In their defense, most parents don’t know what their kids are really up to. For decades, young people have come to think of the word "party" not as a noun, but as a verb. If parents in this town knew what goes on in VIP rooms and after-parties when the clubs close, they’d chain their kids to the kitchen sink rather than allow them to go for a night out in Hollywood.
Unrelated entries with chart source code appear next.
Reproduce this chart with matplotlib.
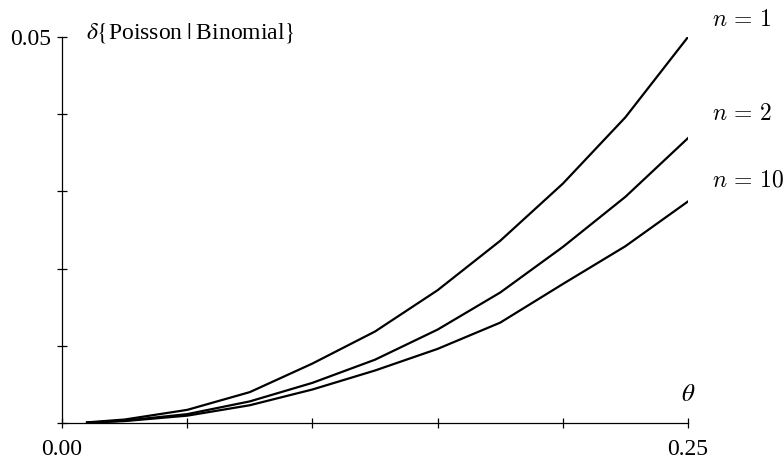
import matplotlib
matplotlib.use("Agg")
import matplotlib.pyplot as plt

theta = [0.01, 0.025, 0.05, 0.075, 0.1, 0.125, 0.15, 0.175, 0.2, 0.225, 0.25]
delta_n1 = [0.00008, 0.00045, 0.0017, 0.0040, 0.0077, 0.01185, 0.0172, 0.0236, 0.0310, 0.0396, 0.0500]
delta_n2 = [0.00005, 0.0003, 0.00115, 0.0028, 0.0052, 0.0082, 0.0121, 0.0169, 0.0228, 0.0293, 0.0369]
delta_n10 = [0.00004, 0.00025, 0.00095, 0.0023, 0.00434, 0.0068, 0.0096, 0.0130, 0.0180, 0.0229, 0.0287]
series_labels = ["$n\\,=\\,1$", "$n\\,=\\,2$", "$n\\,=\\,10$"]

x_ticks = [0.0, 0.05, 0.1, 0.15, 0.2, 0.25]
x_ticklabels = ["0.00", "", "", "", "", "0.25"]
y_ticks = [0.0, 0.01, 0.02, 0.03, 0.04, 0.05]
y_ticklabels = ["", "", "", "", "", "0.05"]

plt.rcParams['font.family'] = ['Liberation Serif', 'DejaVu Serif']
plt.rcParams['mathtext.fontset'] = 'stix'

fig = plt.figure(figsize=(7.84, 4.63), dpi=100)
ax = fig.add_axes([62/784, 40/463, (688-62)/784, (423-37)/463])

for ys in (delta_n1, delta_n2, delta_n10):
    ax.plot(theta, ys, color='black', lw=1.6, solid_joinstyle='round')

ax.set_xlim(0, 0.25)
ax.set_ylim(0, 0.05)
ax.set_xticks(x_ticks)
ax.set_xticklabels(x_ticklabels)
ax.set_yticks(y_ticks)
ax.set_yticklabels(y_ticklabels)
ax.tick_params(axis='x', direction='inout', length=7, width=0.9, labelsize=17, pad=8)
ax.tick_params(axis='y', direction='inout', length=7, width=0.9, labelsize=17, pad=4)
for s in ('top', 'right'):
    ax.spines[s].set_visible(False)
for s in ('left', 'bottom'):
    ax.spines[s].set_linewidth(0.9)

# axis labels
fig.text(86/784, 1 - 33/463, r"$\delta\{$Poisson$\;|\;$Binomial$\}$", fontsize=17,
         ha='left', va='center')
fig.text(688/784, 1 - 395/463, r"$\theta$", fontsize=18, ha='center', va='center')

# series labels
label_y = [20, 115, 181]
for lab, yp in zip(series_labels, label_y):
    fig.text(712/784, 1 - yp/463, lab, fontsize=17, ha='left', va='center',
             math_fontfamily='cm')

fig.savefig("out.png", dpi=100)
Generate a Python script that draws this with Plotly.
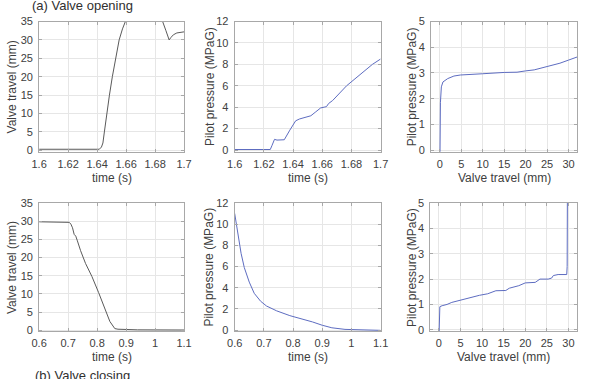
import plotly.graph_objects as go

W, H = 589, 379

# (a) Valve opening
open_t = [1.6, 1.62, 1.64, 1.6415, 1.643, 1.644, 1.645, 1.6466, 1.6485, 1.6505, 1.6528, 1.6552, 1.6575, 1.6593,
          1.663, 1.67, 1.677, 1.6825, 1.6852, 1.6875, 1.6897, 1.691, 1.6926, 1.695, 1.7]
open_travel = [0.3, 0.3, 0.3, 0.3, 0.9, 2.0, 5.0, 10.0, 15.0, 20.0, 25.0, 30.0, 33.0, 35.0,
               38.5, 40.0, 39.5, 37.0, 35.0, 32.5, 30.0, 30.7, 31.4, 31.9, 32.2]

open_pt = [1.6, 1.61, 1.62, 1.6244, 1.6255, 1.6273, 1.629, 1.634, 1.6378, 1.6418, 1.6444, 1.6478, 1.6522, 1.6556,
           1.6589, 1.6618, 1.6629, 1.6644, 1.6671, 1.6767, 1.6822, 1.6944, 1.7]
open_pres = [0.05, 0.03, 0.02, 0.05, 0.4, 1.0, 0.93, 0.96, 1.86, 2.73, 2.9, 3.03, 3.2, 3.57,
             3.93, 4.02, 4.05, 4.35, 4.62, 6.0, 6.63, 8.0, 8.5]

open_xy_travel = [0.05, 0.06, 0.08, 0.15, 0.37, 0.74, 1.84, 3.3, 4.8, 7.0, 10.0, 15.0, 18.0, 20.0, 22.0, 25.0, 28.0, 30.0, 32.0]
open_xy_pres = [-0.2, 1.0, 1.6, 1.84, 2.46, 2.65, 2.78, 2.88, 2.92, 2.93, 2.97, 3.02, 3.03, 3.08, 3.12, 3.25, 3.38, 3.5, 3.62]

# (b) Valve closing
close_t = [0.6, 0.704, 0.7096, 0.7152, 0.7208, 0.7264, 0.732, 0.7376, 0.743, 0.76, 0.782, 0.805, 0.827, 0.844,
           0.861, 0.872, 0.939, 1.1]
close_travel = [29.85, 29.7, 29.2, 28.2, 26.4, 25.9, 24.6, 22.8, 21.9, 18.4, 14.8, 10.4, 5.95, 2.4,
                0.44, 0.27, 0.1, 0.05]

close_pt = [0.6, 0.611, 0.622, 0.633, 0.65, 0.667, 0.689, 0.709, 0.714, 0.744, 0.789, 0.844, 0.867, 0.9,
            0.933, 0.978, 1.011, 1.1]
close_pres = [11.03, 9.06, 7.25, 5.9, 4.53, 3.47, 2.72, 2.27, 2.2, 1.81, 1.36, 0.97, 0.76, 0.45,
              0.21, 0.06, 0.03, -0.03]

close_xy_travel = [0.05, 0.1, 0.23, 0.76, 1.9, 3.0, 4.9, 7.2, 9.4, 11.3, 13.2, 15.5, 16.3, 18.5, 20.0, 22.3, 23.4,
                   25.3, 26.1, 26.5, 27.6, 29.6, 29.7, 29.85]
close_xy_pres = [-0.2, 0.6, 0.91, 0.95, 1.0, 1.08, 1.17, 1.26, 1.36, 1.42, 1.54, 1.55, 1.64, 1.74, 1.85, 1.87, 2.0,
                 2.0, 2.04, 2.14, 2.18, 2.18, 2.5, 11.0]

time_ticks_a = [1.6, 1.62, 1.64, 1.66, 1.68, 1.7]
time_ticks_b = [0.6, 0.7, 0.8, 0.9, 1.0, 1.1]
travel_ticks = [0, 5, 10, 15, 20, 25, 30]
travel_yticks = [0, 5, 10, 15, 20, 25, 30, 35]
pres_ticks_12 = [0, 2, 4, 6, 8, 10, 12]
pres_ticks_5 = [0, 1, 2, 3, 4, 5]

GRAY = "#5a5a5a"
BLUE = "#5d6cc0"

panels = [
    # x, y, color, xrange, yrange, xticks, yticks, box px (x0,x1,ytop,ybot)
    (open_t, open_travel, GRAY, [1.6, 1.7], [-0.35, 35], time_ticks_a, travel_yticks, (32, 181, 16, 150)),
    (open_pt, open_pres, BLUE, [1.6, 1.7], [-0.15, 12], time_ticks_a, pres_ticks_12, (233, 383, 16, 150)),
    (open_xy_travel, open_xy_pres, BLUE, [-2, 32], [-0.06, 5], travel_ticks, pres_ticks_5, (435, 585, 16, 150)),
    (close_t, close_travel, GRAY, [0.6, 1.1], [-0.3, 35], time_ticks_b, travel_yticks, (32, 181, 203, 335)),
    (close_pt, close_pres, BLUE, [0.6, 1.1], [-0.12, 12], time_ticks_b, pres_ticks_12, (233, 383, 203, 335)),
    (close_xy_travel, close_xy_pres, BLUE, [-2, 32], [-0.06, 5], travel_ticks, pres_ticks_5, (434, 585, 203, 335)),
]

xtitles = ["time (s)", "time (s)", "Valve travel (mm)", "time (s)", "time (s)", "Valve travel (mm)"]
ytitles = ["Valve travel (mm)", "Pilot pressure (MPaG)", "Pilot pressure (MPaG)",
           "Valve travel (mm)", "Pilot pressure (MPaG)", "Pilot pressure (MPaG)"]
ytitle_x = [4, 207, 415, 4, 207, 415]

fig = go.Figure()
layout = dict(width=W, height=H, margin=dict(l=0, r=0, t=0, b=0), paper_bgcolor="white",
              plot_bgcolor="white", showlegend=False,
              font=dict(family="Liberation Sans, Arial, sans-serif", color="#404040"))
annotations = []

def fmt(v):
    return "%g" % v

for i, (xs, ys, col, xr, yr, xt, yt, box) in enumerate(panels):
    n = "" if i == 0 else str(i + 1)
    x0, x1, yt0, yb0 = box
    fig.add_trace(go.Scatter(x=xs, y=ys, mode="lines", line=dict(color=col, width=1),
                             xaxis="x" + n, yaxis="y" + n, hoverinfo="skip"))
    common = dict(showline=True, mirror="ticks", linecolor="#a8a8a8", linewidth=1,
                  showgrid=True, gridcolor="#e6e6e6", gridwidth=1, zeroline=False,
                  ticks="inside", ticklen=3, tickcolor="#a8a8a8",
                  tickfont=dict(size=11, color="#404040"))
    layout["xaxis" + n] = dict(common, domain=[x0 / W, x1 / W], range=xr, anchor="y" + n,
                               tickmode="array", tickvals=xt, ticktext=[fmt(v) for v in xt],
                               ticklabelstandoff=2)
    layout["yaxis" + n] = dict(common, domain=[1 - yb0 / H, 1 - yt0 / H], range=yr, anchor="x" + n,
                               tickmode="array", tickvals=yt, ticktext=[fmt(v) for v in yt],
                               ticklabelstandoff=3)
    annotations.append(dict(text=xtitles[i], x=(x0 + x1) / 2 / W, y=1 - (yb0 + 27) / H,
                            xref="paper", yref="paper", showarrow=False,
                            font=dict(size=12, color="#404040"), xanchor="center", yanchor="middle"))
    annotations.append(dict(text=ytitles[i], x=ytitle_x[i] / W, y=1 - (yt0 + yb0) / 2 / H,
                            xref="paper", yref="paper", showarrow=False, textangle=-90,
                            font=dict(size=12, color="#404040"), xanchor="center", yanchor="middle"))

annotations.append(dict(text="(a) Valve opening", x=77 / W, y=1 - 9 / H, xref="paper", yref="paper",
                        showarrow=False, font=dict(size=13, color="#303030"),
                        xanchor="center", yanchor="bottom"))
annotations.append(dict(text="(b) Valve closing", x=77 / W, y=1 - 371 / H, xref="paper", yref="paper",
                        showarrow=False, font=dict(size=13, color="#303030"),
                        xanchor="center", yanchor="top"))
layout["annotations"] = annotations
fig.update_layout(**layout)
fig.write_html("out.html")
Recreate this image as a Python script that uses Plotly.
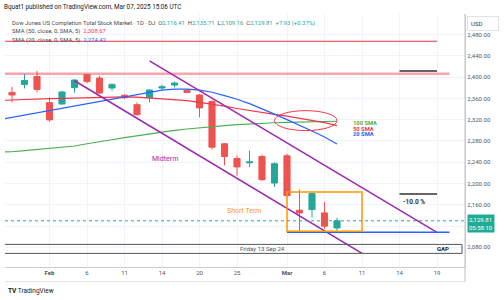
import plotly.graph_objects as go

# ---------------- data ----------------
trading_days = ["Jan 28", "Jan 29", "Jan 30", "Jan 31", "Feb 3", "Feb 4", "Feb 5", "Feb 6", "Feb 7",
                "Feb 10", "Feb 11", "Feb 12", "Feb 13", "Feb 14", "Feb 18", "Feb 19", "Feb 20",
                "Feb 21", "Feb 24", "Feb 25", "Feb 26", "Feb 27", "Feb 28", "Mar 3", "Mar 4",
                "Mar 5", "Mar 6", "Mar 7", "Mar 10", "Mar 11", "Mar 12", "Mar 13", "Mar 14",
                "Mar 17", "Mar 18", "Mar 19", "Mar 20", "Mar 21"]

candle_days = trading_days[1:28]
opens = [2371.3, 2386.3, 2401.2, 2352.0, 2349.5, 2380.6, 2404.4, 2398.2, 2379.5, 2366.0, 2348.2,
         2361.3, 2379.5, 2385.1, 2375.0, 2366.4, 2354.4, 2274.6, 2247.1, 2239.0, 2250.9, 2200.9,
         2252.2, 2149.7, 2151.0, 2144.7, 2116.41]
highs = [2381.9, 2405.7, 2411.9, 2361.9, 2374.5, 2396.0, 2405.7, 2402.5, 2388.1, 2368.0, 2352.5,
         2377.0, 2385.7, 2391.9, 2377.0, 2368.0, 2356.0, 2276.0, 2252.7, 2262.0, 2254.0, 2239.6,
         2255.9, 2188.5, 2183.4, 2165.3, 2135.71]
lows = [2352.5, 2378.8, 2371.3, 2316.4, 2348.2, 2370.7, 2388.0, 2368.3, 2374.5, 2359.0, 2327.6,
        2352.5, 2374.5, 2380.6, 2370.1, 2324.5, 2264.0, 2234.0, 2214.3, 2230.8, 2205.0, 2193.4,
        2175.0, 2109.1, 2136.1, 2115.0, 2109.16]
closes = [2366.4, 2393.7, 2376.9, 2319.6, 2372.0, 2394.5, 2391.9, 2370.1, 2386.3, 2361.3, 2329.5,
          2375.8, 2381.9, 2388.9, 2371.3, 2342.1, 2268.3, 2250.9, 2231.2, 2240.6, 2207.2, 2237.2,
          2177.3, 2144.7, 2181.0, 2119.8, 2129.81]

sma_days = trading_days[0:28]
sma20 = [2320.0, 2324.3, 2328.6, 2333.3, 2338.0, 2341.7, 2345.4, 2350.1, 2354.8, 2359.5, 2363.2,
         2367.9, 2371.6, 2375.4, 2377.3, 2377.6, 2375.4, 2371.6, 2365.1, 2358.5, 2350.1, 2340.7,
         2330.4, 2320.1, 2309.8, 2298.6, 2287.4, 2274.42]
sma50 = [2356.2, 2356.7, 2357.6, 2358.6, 2359.5, 2360.2, 2360.8, 2361.3, 2362.3, 2363.2, 2363.0,
         2362.3, 2361.0, 2359.5, 2357.6, 2355.7, 2352.5, 2349.2, 2345.5, 2341.0, 2337.0, 2333.3,
         2330.0, 2326.7, 2323.0, 2319.2, 2314.5, 2308.67]
sma100 = [2259.6, 2259.7, 2261.7, 2263.6, 2265.5, 2267.5, 2270.5, 2274.8, 2278.0, 2282.3, 2286.4,
          2290.0, 2293.6, 2296.9, 2299.9, 2302.5, 2305.0, 2307.0, 2308.9, 2310.6, 2312.1, 2313.2,
          2314.2, 2314.9, 2315.7, 2316.2, 2316.6, 2317.0]

tick_days = ["Feb 3", "Feb 6", "Feb 11", "Feb 14", "Feb 20", "Feb 25", "Mar 3", "Mar 6", "Mar 11",
             "Mar 14", "Mar 19"]
tick_text = ["<b>Feb</b>", "6", "11", "14", "20", "25", "<b>Mar</b>", "6", "11", "14", "19"]
price_ticks = [2080, 2120, 2160, 2200, 2240, 2280, 2320, 2360, 2400, 2440, 2480]
hidden_price_ticks = [2120]  # covered by the last-price label

last_close = 2129.81

# drawings (date, price)
upper_trend = [("Feb 13", 2430.6), ("Mar 19", 2108.0)]
lower_trend = [("Feb 5", 2393.2), ("Mar 11", 2068.6)]
short_box = [("Mar 3", 2110.4), ("Mar 11", 2184.0)]
support_line = [("Mar 3", 2108.5), ("Mar 20", 2108.5)]
top_red = [("Jan 28", 2467.5), ("Mar 19", 2467.5)]
pink_line = [("Jan 28", 2406.3), ("Mar 20", 2406.3)]
target_line = [("Mar 14", 2411.3), ("Mar 19", 2411.3)]
minus10_line = [("Mar 14", 2180.3), ("Mar 19", 2180.3)]
cross_ellipse = [("Feb 28", 2299.5), ("Mar 7", 2337.0)]
gap_box = [("Jan 28", 2068.6), ("Mar 21", 2085.5)]


def ix(day):
    return trading_days.index(day)


TEAL = "#26a69a"
RED = "#ef5350"
PURPLE = "#9c27b0"
FONT = "Roboto"

fig = go.Figure()

fig.add_trace(go.Scatter(x=[ix(d) for d in sma_days], y=sma100, mode="lines",
                         line=dict(color="#4caf50", width=1.2), hoverinfo="skip"))
fig.add_trace(go.Scatter(x=[ix(d) for d in sma_days], y=sma50, mode="lines",
                         line=dict(color="#f23645", width=1.2), hoverinfo="skip"))
fig.add_trace(go.Scatter(x=[ix(d) for d in sma_days], y=sma20, mode="lines",
                         line=dict(color="#2962ff", width=1.2), hoverinfo="skip"))

fig.add_trace(go.Candlestick(
    x=[ix(d) for d in candle_days], open=opens, high=highs, low=lows, close=closes,
    increasing=dict(line=dict(color=TEAL, width=1), fillcolor=TEAL),
    decreasing=dict(line=dict(color=RED, width=1), fillcolor=RED),
    whiskerwidth=0, hoverinfo="skip"))

shapes = []


def seg(pts, color, width, dash="solid"):
    (d0, p0), (d1, p1) = pts
    shapes.append(dict(type="line", xref="x", yref="y", x0=ix(d0), y0=p0, x1=ix(d1), y1=p1,
                       line=dict(color=color, width=width, dash=dash)))


seg(top_red, "#f23645", 1.2)
seg(pink_line, "rgba(242,54,69,0.45)", 2.5)
seg(target_line, "#333333", 1.5)
seg(minus10_line, "#333333", 1.5)
seg(upper_trend, PURPLE, 1.5)
seg(lower_trend, PURPLE, 1.5)
seg(support_line, "#2962ff", 1.5)

(d0, p0), (d1, p1) = short_box
shapes.append(dict(type="rect", xref="x", yref="y", x0=ix(d0), y0=p0, x1=ix(d1), y1=p1,
                   line=dict(color="#ff9800", width=1.5)))
(d0, p0), (d1, p1) = cross_ellipse
shapes.append(dict(type="circle", xref="x", yref="y", x0=ix(d0), y0=p0, x1=ix(d1), y1=p1,
                   line=dict(color="#f23645", width=1)))
(d0, p0), (d1, p1) = gap_box
shapes.append(dict(type="rect", xref="x", yref="y", x0=ix(d0), y0=p0, x1=ix(d1), y1=p1,
                   line=dict(color="#555555", width=1)))
shapes.append(dict(type="line", xref="paper", yref="y", x0=0, x1=1, y0=last_close, y1=last_close,
                   line=dict(color=TEAL, width=1, dash="dot")))
# frame lines
shapes.append(dict(type="line", xref="paper", yref="paper", x0=1, x1=1, y0=-0.058, y1=1,
                   line=dict(color="#c9ccd3", width=1.2)))
shapes.append(dict(type="line", xref="paper", yref="paper", x0=0, x1=1, y0=-0.058, y1=-0.058,
                   line=dict(color="#e0e3eb", width=1)))

ann = []


def txt(x, y, text, color, size, xanchor="left", xref="x", yref="y", **kw):
    ann.append(dict(x=x, y=y, xref=xref, yref=yref, text=text, showarrow=False,
                    xanchor=xanchor, yanchor="middle",
                    font=dict(family=FONT, size=size, color=color), **kw))


txt(13.2, 2246.5, "Midterm", PURPLE, 7, xanchor="center")
txt(19.6, 2147.9, "Short Term", "#ff9800", 7, xanchor="center")
txt(32.1, 2165.3, "<b>-10.0 %</b>", "#333333", 6.5)
txt(21.0, 2077.0, "Friday 13 Sep 24", "#555555", 6, xanchor="center")
txt(35.5, 2077.0, "<b>GAP</b>", "#222222", 6, xanchor="center")
txt(28.1, 2313.6, "<b>100 SMA</b>", "#4caf50", 5.8)
txt(28.1, 2303.3, "<b>50 SMA</b>", "#f23645", 5.8)
txt(28.1, 2293.0, "<b>20 SMA</b>", "#2962ff", 5.8)

# header
vc = TEAL
txt(-0.0065, 1.0277, "Bquat1 published on TradingView.com, Mar 07, 2025 15:06 UTC", "#131722", 6.3,
    xref="paper", yref="paper")
txt(0.0109, 0.9644,
    "Dow Jones US Completion Total Stock Market · 1D · DJ  "
    f"O<span style='color:{vc}'>2,116.41</span>  H<span style='color:{vc}'>2,135.71</span>  "
    f"L<span style='color:{vc}'>2,109.16</span>  C<span style='color:{vc}'>2,129.81</span>  "
    f"<span style='color:{vc}'>+7.93 (+0.37%)</span>", "#4a4a4a", 5.9, xref="paper", yref="paper")
txt(0.0109, 0.9289, "SMA (50, close, 0, SMA, 5)  <span style='color:#f23645'>2,308.67</span>",
    "#4a4a4a", 5.9, xref="paper", yref="paper")
txt(0.0109, 0.8933, "SMA (20, close, 0, SMA, 5)  <span style='color:#2962ff'>2,274.42</span>",
    "#4a4a4a", 5.9, xref="paper", yref="paper")
txt(0.002, -0.0949, "<b>TV</b> TradingView", "#131722", 6.5, xref="paper", yref="paper")

# price axis labels
ann.append(dict(x=1, y=last_close, xref="paper", yref="y", xanchor="left", yanchor="middle",
                xshift=2, yshift=-3, text="2,129.81<br>05:58:10", showarrow=False,
                bgcolor="#22ab94", borderpad=1, align="center",
                font=dict(family=FONT, size=6, color="white")))
ann.append(dict(x=1, y=1, xref="paper", yref="paper", xanchor="left", yanchor="top",
                xshift=2, yshift=-2, text="USD", showarrow=False, bgcolor="white",
                bordercolor="#e0e3eb", borderwidth=1, borderpad=3, width=24, align="left",
                font=dict(family=FONT, size=6, color="#333333")))

price_tick_text = ["" if p in hidden_price_ticks else f"{p:,.2f}" for p in price_ticks]

fig.update_layout(
    width=504, height=300,
    margin=dict(l=5, r=39, t=14, b=33),
    paper_bgcolor="white", plot_bgcolor="white",
    showlegend=False,
    shapes=shapes, annotations=ann,
    xaxis=dict(range=[0.44, 37.24], tickvals=[ix(d) for d in tick_days], ticktext=tick_text,
               showgrid=True, gridcolor="#f0f3fa", zeroline=False, rangeslider=dict(visible=False),
               showline=True, linecolor="#c9ccd3", linewidth=1, ticks="",
               tickfont=dict(family=FONT, size=6, color="#555555")),
    yaxis=dict(range=[2043.0, 2518.7], side="right", tickvals=price_ticks,
               ticktext=price_tick_text,
               showgrid=True, gridcolor="#f0f3fa", zeroline=False, showline=True,
               linecolor="#c9ccd3", linewidth=1.2, ticks="",
               tickfont=dict(family=FONT, size=6, color="#555555")),
)

fig.write_html("out.html")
But most moms and dads want to believe their kids are angels who would never experiment with sex and drugs and alcohol, so they’re predisposed to denial. When your daughter is pursued by a pack of paparazzi and her whereabouts are widely reported on dozens of gossip websites, however, you can’t say you don’t know what she’s doing. And you certainly can’t say you thought she was spending quiet evenings at home when you can just Google her on any given morning and find out she was at Area or Bar Delux the night before.

I take no pleasure in counting the ways Paris has embarrassed herself and her family, but let’s not forget a few things.

In 2004, Paris practically invented the concept of the celebutante porn star when she agreed to perform for Rick Solomon’s camera.

Over a six-month period in 2006 and 2007, she was arrested twice and became L.A. County’s most famous inmate. Back then, I gave Rick and Kathy credit for slapping Lee Baca and Rocky Delgadillo around until the sheriff and the city attorney made Paris-friendly statements to the press. I also advised them to move her into a new home in a gated community and get her a car with blacked-out windows and a 400-pound driver/bodyguard for protection.

They got her the house, but not the car or the bodyguard, so when she’s at home, she’s protected from the paps, but not from her peeps. That only solves half the problem.

As she put it to a reporter from E!, "I think whoever did this, definitely has been [in my home] before. We have some suspects that I’m thinking of. I would tell them to please return my things, because I know that they’re probably watching...They just have to anonymously have a taxi drop it off in my front gate in a box. They won’t get in trouble, but if all this goes on for much longer, they’re going to get in more trouble."

I wouldn’t be surprised if a few nights a week didn’t find her hosting after-parties for her "friends," and that brings me back to her parents and their denial.

Every security guard at Mulholland Estates couldn’t protect Paris from her invited party guests, and one thing Rick and Kathy knew she was going to do when she converted a room in her house into a club (complete with stripper pole) was invite some guests over to party.

Also, they might as well file the insurance claim now because she has a better chance of remaining anonymous driving around in her customized Pepto-pink Bentley "New Money Mobile" than she does of having a cab drop off millions in jewels at her front gate. A friend told me it’s only worth committing a crime if you make enough money to change your life forever. I understand $2 million is a drop in the bucket to a Hilton, but Rick and Kathy need to realize that Paris kept enough jewelry in her house to change the life of anyone willing to steal it — and she didn’t even lock the door.

This is the second time she’s been victimized in this way and as the saying goes: Once is a trend, twice is a fluke, three times is a reasonable certainty. If this happens again, it’s reasonably certain it will keep happening.